Contra lo que se podría suponer, el general no es un arrepentido, sino un criminal consecuente, porque reivindica los crímenes. Es verdad que dejó pasar algunas décadas antes de publicar, con el pecho cubierto de medallas, sus méritos en combate. Pero, como se suele decir, más vale tarde que nunca. Además, como su guerra antisubversiva terminó en una derrota, llega a la conclusión de que a la represión le faltó rigor.

A esta altura del relato, cualquier lector medianamente informado diría que el memorioso general es uno de tantos compatriotas nuestros que llegaron a esa elevada jerarquía después de, a partir del año 1976, jugarse la vida en la lucha por la libertad. Pero no. Tampoco es un militar norteamericano de los destacados en Vietnam, ni un inglés en Irlanda, ni un ruso condecorado por sus dotes de estratega en las «guerras» de Afganistán y Chechenia. Ni siquiera es un mariscal de la Wehrmacht en el frente oriental, ni un general franquista en la guerra civil española, ni un portugués en Angola, ni un japonés en Manchuria.

Nada de eso. Nuestro hombre pertenece a la patria de la igualdad, la libertad y la fraternidad. Aunque usted no lo crea, es francés.

El general de marras, Paul Aussaresses, decidió convertirse en un escritor de fama -siniestra fama, pero fama al fin- a los 83 años. Publicó a esa avanzada edad uno de los libros más leídos en Francia según Mario Vargas Llosa, quien, después de leerlo «con náuseas», lo reseñó para el diario «El País» de Madrid. El libro se titula «Servicios especiales, Argelia 1955-57». El escritor peruano dice que Aussaresses se presenta como un especialista en «operaciones especiales», con lo cual se refiere a un «púdico eufemismo que encubre tareas clandestinas de sabotaje, secuestro, asesinato y otras brutalidades contra el enemigo en territorio extranjero».

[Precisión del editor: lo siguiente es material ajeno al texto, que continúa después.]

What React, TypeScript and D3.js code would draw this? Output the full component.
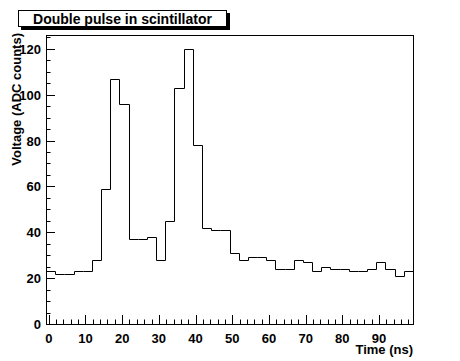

El libro viene a confirmar, desde la fuente más fidedigna, lo que ya se sabía. Hubo hasta una película estrenada en los «60, «La Batalla de Argel», del italiano Gillo Pontecorvo, que mostró al mundo la «metodología» aplicada por el ejército francés en la capital argelina para liquidar al Frente de Liberación. Muchos ejércitos, en particular los tercermundistas, estudiaron después las experiencias de los paracaidistas del comandante Jacques Massu.

No sorprenden demasiado, por lo tanto, las revelaciones de Aussaresses. Ni siquiera es motivo de sorpresa que un juez francés destacado en Argel, Jean Bérard, aprobara los crímenes, ni que los consintieran el primer ministro socialista Guy Mollet y el ministro de Justicia, Francois Mitterrand, quien ya tiene un lugar en el panteón de los grandes de Francia, después de Napoléon Bonaparte y Charles De Gaulle.

Llama la atención, en cambio, la sensación de impunidad que transmite Aussaresses, quien exalta sus crímenes contra la humanidad después de que, hace algunos años, la Justicia de su país condenó a prisión perpetua por crímenes parecidos, igualmente imprescriptibles, al nazi Klaus Barbie (Altmann en su refugio boliviano), conocido como «el carnicero de Lyon».

Naturalmente, uno no puede menos que preguntarse si los delitos contra la humanidad dejan de serlo cuando los comete una potencia colonialista en territorio colonial. Pues bien, parece que así es. Aussaresses fue citado por la Justicia de su país, pero no para que responda sobre sus crímenes en Argelia, sino -y por haber sido agregado militar de la embajada francesa en Brasil- respecto de una eventual participación en el plan Cóndor.

No es todo en esta tragicomedia. Aussaresses, rebosando indignación, declaró que él era «un general republicano» y que «despreciaba profundamente» a Augusto Pinochet.